Canadian Computing Competition: 2019 Stage 1, Senior #4
You are planning a trip to visit ~N~ tourist attractions. The attractions are numbered from ~1~ to ~N~ and must be visited in this order. You can visit at most ~K~ attractions per day, and want to plan the trip to take the fewest number of days as possible.
Under these constraints, you want to find a schedule that has a nice balance between the attractions visited each day. To be precise, we assign a score ~a_i~ to attraction ~i~. Given a schedule, each day is given a score equal to the maximum score of all attractions visited that day. Finally, the scores of each day are summed to give the total score of the schedule. What is the maximum possible total score of the schedule, using the fewest days possible?
The first line contains two space-separated integers ~N~ and ~K~ ~(1 \le K \le N \le 10^6)~.
The next line contains ~N~ space separated integers ~a_i~ ~(1 \le a_i \le 10^9)~.
For 3 of the 15 available marks, ~2K \ge N~.

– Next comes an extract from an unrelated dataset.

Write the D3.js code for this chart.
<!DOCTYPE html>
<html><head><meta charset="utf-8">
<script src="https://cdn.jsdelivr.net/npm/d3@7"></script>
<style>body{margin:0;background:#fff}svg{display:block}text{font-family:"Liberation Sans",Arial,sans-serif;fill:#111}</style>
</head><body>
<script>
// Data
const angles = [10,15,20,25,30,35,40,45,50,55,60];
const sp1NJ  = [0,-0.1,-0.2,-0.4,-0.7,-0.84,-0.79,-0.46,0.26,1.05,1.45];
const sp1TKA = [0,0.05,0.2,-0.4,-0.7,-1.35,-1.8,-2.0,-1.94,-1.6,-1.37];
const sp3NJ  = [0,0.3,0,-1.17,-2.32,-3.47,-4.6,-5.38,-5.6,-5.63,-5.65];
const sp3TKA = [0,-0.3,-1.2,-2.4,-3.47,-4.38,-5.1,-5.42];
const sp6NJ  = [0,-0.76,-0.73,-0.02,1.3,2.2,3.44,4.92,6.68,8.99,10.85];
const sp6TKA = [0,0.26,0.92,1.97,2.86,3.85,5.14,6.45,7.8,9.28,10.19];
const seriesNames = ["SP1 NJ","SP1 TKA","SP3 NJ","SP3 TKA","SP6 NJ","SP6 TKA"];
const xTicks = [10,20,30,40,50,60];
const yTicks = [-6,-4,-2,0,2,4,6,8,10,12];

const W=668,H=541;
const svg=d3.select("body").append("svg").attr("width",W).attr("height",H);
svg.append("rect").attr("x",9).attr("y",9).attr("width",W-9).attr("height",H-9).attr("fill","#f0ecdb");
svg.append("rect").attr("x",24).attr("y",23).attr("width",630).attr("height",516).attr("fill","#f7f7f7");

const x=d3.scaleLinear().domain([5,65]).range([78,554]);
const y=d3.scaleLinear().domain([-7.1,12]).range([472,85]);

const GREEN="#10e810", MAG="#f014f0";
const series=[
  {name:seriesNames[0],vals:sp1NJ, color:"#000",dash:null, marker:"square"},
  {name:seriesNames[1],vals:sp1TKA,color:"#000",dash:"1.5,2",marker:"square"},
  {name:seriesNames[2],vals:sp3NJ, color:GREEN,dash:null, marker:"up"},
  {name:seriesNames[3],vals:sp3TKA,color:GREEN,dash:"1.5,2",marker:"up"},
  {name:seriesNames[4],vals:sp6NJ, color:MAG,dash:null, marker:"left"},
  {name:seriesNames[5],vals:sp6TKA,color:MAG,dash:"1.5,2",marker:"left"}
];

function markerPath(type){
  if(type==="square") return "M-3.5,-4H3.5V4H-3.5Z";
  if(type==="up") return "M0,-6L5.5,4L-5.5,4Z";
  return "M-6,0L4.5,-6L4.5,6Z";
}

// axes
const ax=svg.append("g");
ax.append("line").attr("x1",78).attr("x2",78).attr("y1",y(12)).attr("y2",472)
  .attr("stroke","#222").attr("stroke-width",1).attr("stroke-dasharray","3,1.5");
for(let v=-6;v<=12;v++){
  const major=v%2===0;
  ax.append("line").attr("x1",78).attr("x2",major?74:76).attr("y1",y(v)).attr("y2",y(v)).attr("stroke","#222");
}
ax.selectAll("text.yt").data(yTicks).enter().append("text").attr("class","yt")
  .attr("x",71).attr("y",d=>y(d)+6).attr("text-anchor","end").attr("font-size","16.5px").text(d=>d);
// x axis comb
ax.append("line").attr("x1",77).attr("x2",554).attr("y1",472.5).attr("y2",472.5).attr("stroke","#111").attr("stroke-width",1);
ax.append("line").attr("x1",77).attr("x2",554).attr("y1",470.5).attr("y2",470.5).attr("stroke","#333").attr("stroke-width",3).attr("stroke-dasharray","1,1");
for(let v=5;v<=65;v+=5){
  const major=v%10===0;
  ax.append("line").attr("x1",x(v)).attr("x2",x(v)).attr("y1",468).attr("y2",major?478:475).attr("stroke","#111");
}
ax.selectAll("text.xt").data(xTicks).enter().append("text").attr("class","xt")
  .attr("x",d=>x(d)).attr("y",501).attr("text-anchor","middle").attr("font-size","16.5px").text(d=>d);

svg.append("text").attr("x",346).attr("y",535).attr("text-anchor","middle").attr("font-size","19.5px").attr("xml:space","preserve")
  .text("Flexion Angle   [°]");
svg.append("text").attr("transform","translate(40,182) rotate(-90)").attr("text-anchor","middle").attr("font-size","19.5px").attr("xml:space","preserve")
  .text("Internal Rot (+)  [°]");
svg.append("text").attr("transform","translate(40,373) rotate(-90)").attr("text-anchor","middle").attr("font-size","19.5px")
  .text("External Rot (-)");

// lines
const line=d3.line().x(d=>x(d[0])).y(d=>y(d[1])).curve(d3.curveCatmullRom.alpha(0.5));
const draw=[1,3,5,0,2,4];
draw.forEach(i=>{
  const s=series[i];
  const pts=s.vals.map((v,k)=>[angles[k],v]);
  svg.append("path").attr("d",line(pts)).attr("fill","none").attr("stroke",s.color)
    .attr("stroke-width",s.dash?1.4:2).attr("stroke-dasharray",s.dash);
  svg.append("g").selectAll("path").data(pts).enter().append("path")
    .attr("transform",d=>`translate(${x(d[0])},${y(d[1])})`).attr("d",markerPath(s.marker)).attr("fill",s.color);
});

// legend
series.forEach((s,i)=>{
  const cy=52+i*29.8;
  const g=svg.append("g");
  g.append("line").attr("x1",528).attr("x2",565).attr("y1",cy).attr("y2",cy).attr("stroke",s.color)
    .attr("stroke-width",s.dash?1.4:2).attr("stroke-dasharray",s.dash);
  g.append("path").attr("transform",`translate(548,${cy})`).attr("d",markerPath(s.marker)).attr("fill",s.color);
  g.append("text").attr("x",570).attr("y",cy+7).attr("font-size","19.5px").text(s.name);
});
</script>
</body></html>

For an additional 3 of the 15 available marks, ~K \le 100~ and ~N \le 10^5~.
An additional subtask worth 15 marks has been added to break solutions that are incorrect but AC on the official test data. Data provided by.
Output a single integer, the maximum possible total score.
5 3 2 5 7 1 4
Explanation of Output for Sample Input
We need to have at least two days to visit all the attractions, since we cannot visit all attractions in one day.
Visiting the first two attractions on day 1 will give a score of 5, and visiting the last three attractions on day 2 will give a score of 7, for a total score of 12.
Visiting three attractions on day 1, and two attractions on day 2, which is the only possibility to visit in the fewest number of days possible, would yield a total score of ~7 + 4 = 11~.